Zoologie: Klare Sicht trotz rasanten Sprints

Rennen Raubtiere einem fliehenden Beutetier hinterher, heften sie ihren Blick nicht unbedingt auf dieses, sondern stattdessen auf die Umgebung. Vermutlich sorgt das dafür, dass sie auch bei der wildesten Verfolgungsjagd das Gelände noch recht deutlich sehen und so erkennen, wohin sie laufen. Dies entdeckten Fachleute um Damian Wallace vom Max-Planck-Institut für Neurobiologie des Verhaltens in Bonn (MPINB) anhand von Tests mit jagenden Frettchen.
Mit Hilfe von kleinen Kameras, die am Kopf der Tiere befestigt wurden, zeichneten Wallace und sein Team die Kopf- und Augenbewegungen von sich frei bewegenden Frettchen auf. Daraus konnten sie die Gesichtsfelder beider Augen der Tiere rekonstruieren und so ermitteln, was die Räuber sehen, wenn sie fliehender Beute nachsetzen. Während einer Verfolgungsjagd vollführen die Augen der Tiere demnach schnelle Bewegungen, die als Sakkaden oder Blickzielbewegungen bezeichnet werden. Es gibt diese Augenbewegungen ebenso beim Menschen, und sie dienen dazu, Objekte rasch in den Fokus zu nehmen und auch bei Ortsveränderungen im Blick zu behalten.
Daher liegt die Annahme nahe, bei jagenden Frettchen würden die Sakkaden dafür sorgen, dass der Blick des Räubers auf die Beute fixiert bleibt. Das ist aber nicht der Fall, wie die Messungen ergeben haben. Stattdessen orientieren sich die Blickzielbewegungen an der Umgebung. Sie gleichen die Kopfbewegungen des rennenden Frettchens aus und fokussieren die Zone des schärfsten Sehens auf die Richtung, die das Tier einschlagen will. Das dient wahrscheinlich dazu, die wahrgenommene Unschärfe der Umgebung zu vermindern, die sich aus der schnellen Eigenbewegung ergibt. So sieht der Räuber das Gelände, in dem er sich bewegt, wohl trotz seines rasanten Tempos nicht verschwommen. Das dürfte bei wilder Jagd in unübersichtlichem Terrain vorteilhaft sein – vor allem dann, wenn die Beute viele Haken schlägt und häufige Richtungsänderungen des Verfolgers erzwingt.

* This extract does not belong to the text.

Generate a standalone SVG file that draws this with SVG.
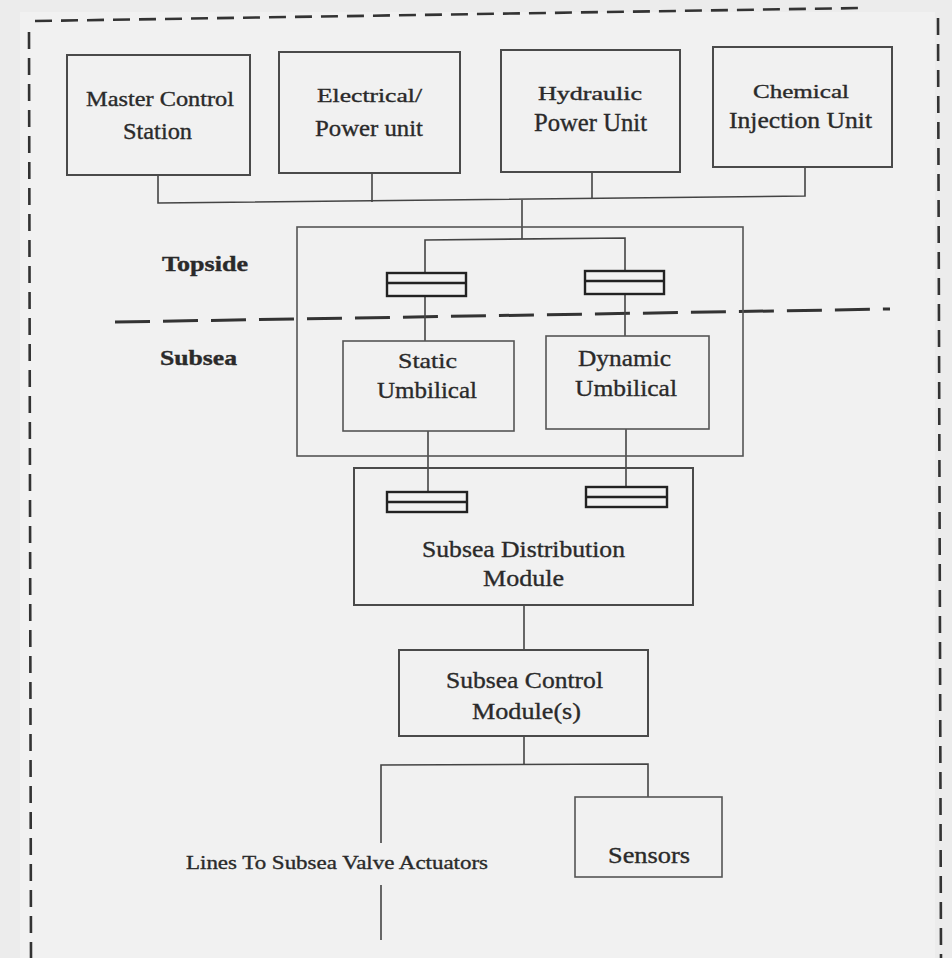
<svg xmlns="http://www.w3.org/2000/svg" width="952" height="958" viewBox="0 0 952 958">
  <style>
    .box { fill: none; stroke: #4a4a4a; stroke-width: 2; }
    .frame { fill: none; stroke: #555; stroke-width: 1.6; }
    .wire { fill: none; stroke: #444; stroke-width: 1.6; }
    .coupler { fill: none; stroke: #222; stroke-width: 2.4; }
    .border { fill: none; stroke: #333; stroke-width: 2.6; stroke-dasharray: 17 9; }
    .split { fill: none; stroke: #333; stroke-width: 3; stroke-dasharray: 35 13; }
    text { font-family: "Liberation Serif", "Times New Roman", serif; fill: #2a2a2a; stroke: #2a2a2a; stroke-width: 0.35; }
    .bold { font-weight: bold; }
  </style>

  <!-- paper -->
  <rect x="0" y="0" width="952" height="958" fill="#ececec"/>
  <rect x="20" y="12" width="915" height="946" fill="#f1f1f1"/>

  <!-- dashed outer boundary -->
  <g id="boundary">
    <path class="border" d="M35 21 L862 8"/>
    <path class="border" d="M29 32 L31 958"/>
    <path class="border" d="M938 18 L941 958"/>
  </g>

  <!-- topside / subsea division -->
  <g id="waterline">
    <path class="split" d="M115 322 L890 309"/>
    <text class="bold" x="162" y="271" font-size="20" textLength="86" lengthAdjust="spacingAndGlyphs">Topside</text>
    <text class="bold" x="160" y="365" font-size="20" textLength="77" lengthAdjust="spacingAndGlyphs">Subsea</text>
  </g>

  <!-- connectors -->
  <g id="connectors">
    <path class="wire" d="M158 175 L158 203 L805 196 L805 167"/>
    <path class="wire" d="M372 173 L372 202"/>
    <path class="wire" d="M592 172 L592 198"/>
    <path class="wire" d="M522 200 L522 239"/>
    <path class="wire" d="M425 273 L425 240 L625 238 L625 271"/>
    <path class="wire" d="M425 296 L425 341"/>
    <path class="wire" d="M625 294 L625 336"/>
    <path class="wire" d="M428 431 L428 492"/>
    <path class="wire" d="M626 429 L626 487"/>
    <path class="wire" d="M524 605 L524 650"/>
    <path class="wire" d="M524 736 L524 764"/>
    <path class="wire" d="M381 843 L381 765 L648 764 L648 797"/>
    <path class="wire" d="M381 885 L381 940"/>
  </g>

  <!-- topside units -->
  <g id="master-control-station">
    <rect class="box" x="67" y="55" width="183" height="120"/>
    <text x="86" y="106" font-size="21" textLength="148" lengthAdjust="spacingAndGlyphs">Master Control</text>
    <text x="123" y="139" font-size="24" textLength="69" lengthAdjust="spacingAndGlyphs">Station</text>
  </g>

  <g id="electrical-power-unit">
    <rect class="box" x="279" y="52" width="181" height="121"/>
    <text x="317" y="102" font-size="19" textLength="105" lengthAdjust="spacingAndGlyphs">Electrical/</text>
    <text x="315" y="136" font-size="24" textLength="108" lengthAdjust="spacingAndGlyphs">Power unit</text>
  </g>

  <g id="hydraulic-power-unit">
    <rect class="box" x="501" y="50" width="179" height="122"/>
    <text x="538" y="100" font-size="18" textLength="104" lengthAdjust="spacingAndGlyphs">Hydraulic</text>
    <text x="534" y="131" font-size="25" textLength="113" lengthAdjust="spacingAndGlyphs">Power Unit</text>
  </g>

  <g id="chemical-injection-unit">
    <rect class="box" x="713" y="47" width="179" height="120"/>
    <text x="753" y="98" font-size="19" textLength="96" lengthAdjust="spacingAndGlyphs">Chemical</text>
    <text x="729" y="128" font-size="23" textLength="143" lengthAdjust="spacingAndGlyphs">Injection Unit</text>
  </g>

  <!-- umbilical assembly -->
  <g id="umbilical-assembly">
    <rect class="frame" x="297" y="227" width="446" height="229"/>
  </g>

  <g id="topside-coupler-static">
    <rect class="coupler" x="387" y="273" width="79" height="23"/>
    <line class="coupler" x1="387" y1="283" x2="466" y2="283"/>
  </g>

  <g id="topside-coupler-dynamic">
    <rect class="coupler" x="585" y="271" width="79" height="23"/>
    <line class="coupler" x1="585" y1="281" x2="664" y2="281"/>
  </g>

  <g id="static-umbilical">
    <rect class="frame" x="343" y="341" width="171" height="90"/>
    <text x="398" y="368" font-size="22" textLength="59" lengthAdjust="spacingAndGlyphs">Static</text>
    <text x="377" y="398" font-size="24" textLength="100" lengthAdjust="spacingAndGlyphs">Umbilical</text>
  </g>

  <g id="dynamic-umbilical">
    <rect class="frame" x="546" y="336" width="163" height="93"/>
    <text x="578" y="366" font-size="24" textLength="93" lengthAdjust="spacingAndGlyphs">Dynamic</text>
    <text x="575" y="396" font-size="24" textLength="102" lengthAdjust="spacingAndGlyphs">Umbilical</text>
  </g>

  <!-- subsea equipment -->
  <g id="subsea-distribution-module">
    <rect class="box" x="354" y="468" width="339" height="137"/>
    <rect class="coupler" x="387" y="492" width="80" height="20"/>
    <line class="coupler" x1="387" y1="502" x2="467" y2="502"/>
    <rect class="coupler" x="586" y="487" width="81" height="20"/>
    <line class="coupler" x1="586" y1="497" x2="667" y2="497"/>
    <text x="422" y="557" font-size="24" textLength="203" lengthAdjust="spacingAndGlyphs">Subsea Distribution</text>
    <text x="483" y="586" font-size="24" textLength="81" lengthAdjust="spacingAndGlyphs">Module</text>
  </g>

  <g id="subsea-control-module">
    <rect class="box" x="399" y="650" width="249" height="86"/>
    <text x="446" y="688" font-size="24" textLength="157" lengthAdjust="spacingAndGlyphs">Subsea Control</text>
    <text x="472" y="719" font-size="24" textLength="109" lengthAdjust="spacingAndGlyphs">Module(s)</text>
  </g>

  <g id="sensors">
    <rect class="frame" x="575" y="797" width="147" height="80"/>
    <text x="608" y="863" font-size="23" textLength="82" lengthAdjust="spacingAndGlyphs">Sensors</text>
  </g>

  <g id="valve-actuator-lines">
    <text x="186" y="869" font-size="19" textLength="302" lengthAdjust="spacingAndGlyphs">Lines To Subsea Valve Actuators</text>
  </g>
</svg>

Frettchen in rasendem Lauf
»Ein Beutetier im Blick zu behalten, das um sein Leben flieht und unkontrollierbare Richtungswechsel macht, ist sehr schwierig, insbesondere wenn der Räuber selbst rennt. Die eigene Bewegung vorherzusehen und sie auszugleichen, um klare Sicht in die Laufrichtung zu haben, ist dagegen einfacher. Das visuelle System von Säugetieren scheint sich dies zu Nutze zu machen«, fasst Wallace die Ergebnisse zusammen.
Wallace und sein Team haben die schnellen Blickzielbewegungen ebenso bei Ratten, Mäusen und Spitzhörnchen nachgewiesen. Sie vermuten, dass der von ihnen entdeckte Mechanismus es vielen verschiedenen Säugerarten ermöglicht, schnelle Beute in schwierigem Gelände zu jagen.